Stated problem: Find and copy every line in the records that includes the string "this".
## START Information supplied
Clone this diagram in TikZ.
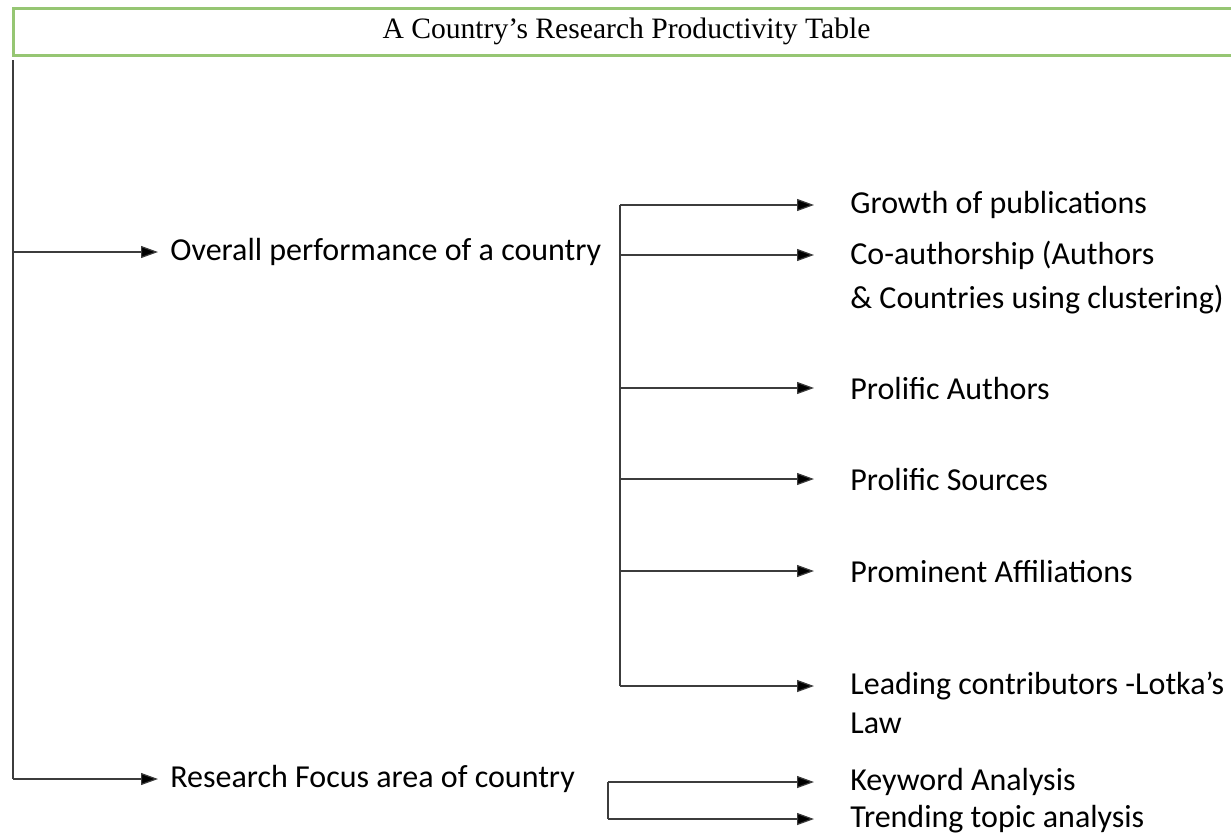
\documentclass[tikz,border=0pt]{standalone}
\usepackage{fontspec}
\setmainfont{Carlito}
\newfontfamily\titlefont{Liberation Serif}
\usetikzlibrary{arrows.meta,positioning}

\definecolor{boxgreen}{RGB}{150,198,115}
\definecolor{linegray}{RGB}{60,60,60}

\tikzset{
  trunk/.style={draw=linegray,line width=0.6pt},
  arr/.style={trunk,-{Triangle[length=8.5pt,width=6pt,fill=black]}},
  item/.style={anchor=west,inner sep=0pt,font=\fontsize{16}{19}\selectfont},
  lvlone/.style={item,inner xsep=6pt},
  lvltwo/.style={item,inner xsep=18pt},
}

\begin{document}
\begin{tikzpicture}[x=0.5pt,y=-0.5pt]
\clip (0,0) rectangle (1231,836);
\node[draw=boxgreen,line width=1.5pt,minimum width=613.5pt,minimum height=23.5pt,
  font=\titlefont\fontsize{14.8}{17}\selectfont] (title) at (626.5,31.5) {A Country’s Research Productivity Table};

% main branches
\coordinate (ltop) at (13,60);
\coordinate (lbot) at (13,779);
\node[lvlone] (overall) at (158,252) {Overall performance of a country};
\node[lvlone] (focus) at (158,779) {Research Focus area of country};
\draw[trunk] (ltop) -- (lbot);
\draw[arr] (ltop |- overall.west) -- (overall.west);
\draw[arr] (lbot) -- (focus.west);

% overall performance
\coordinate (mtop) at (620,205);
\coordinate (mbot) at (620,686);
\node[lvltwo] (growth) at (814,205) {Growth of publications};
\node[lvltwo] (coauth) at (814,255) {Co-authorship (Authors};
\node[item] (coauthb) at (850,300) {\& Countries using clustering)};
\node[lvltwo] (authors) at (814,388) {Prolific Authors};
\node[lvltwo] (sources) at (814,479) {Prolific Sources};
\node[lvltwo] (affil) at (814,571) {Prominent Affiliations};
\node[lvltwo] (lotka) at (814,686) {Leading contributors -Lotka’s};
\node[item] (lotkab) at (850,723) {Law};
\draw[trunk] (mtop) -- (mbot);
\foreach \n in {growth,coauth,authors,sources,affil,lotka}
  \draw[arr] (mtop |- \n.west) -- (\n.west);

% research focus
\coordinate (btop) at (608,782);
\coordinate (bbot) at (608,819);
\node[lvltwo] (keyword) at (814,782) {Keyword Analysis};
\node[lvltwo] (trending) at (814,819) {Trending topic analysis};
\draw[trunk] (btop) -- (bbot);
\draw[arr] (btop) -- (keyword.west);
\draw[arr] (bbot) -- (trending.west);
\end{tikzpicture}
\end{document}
## END Information supplied
## START Information supplied
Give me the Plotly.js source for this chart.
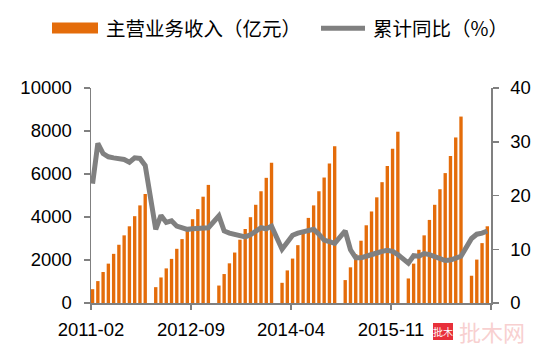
## END Information supplied
Solution to the exercise:
Clone this diagram in TikZ.
Give me the Plotly.js source for this chart.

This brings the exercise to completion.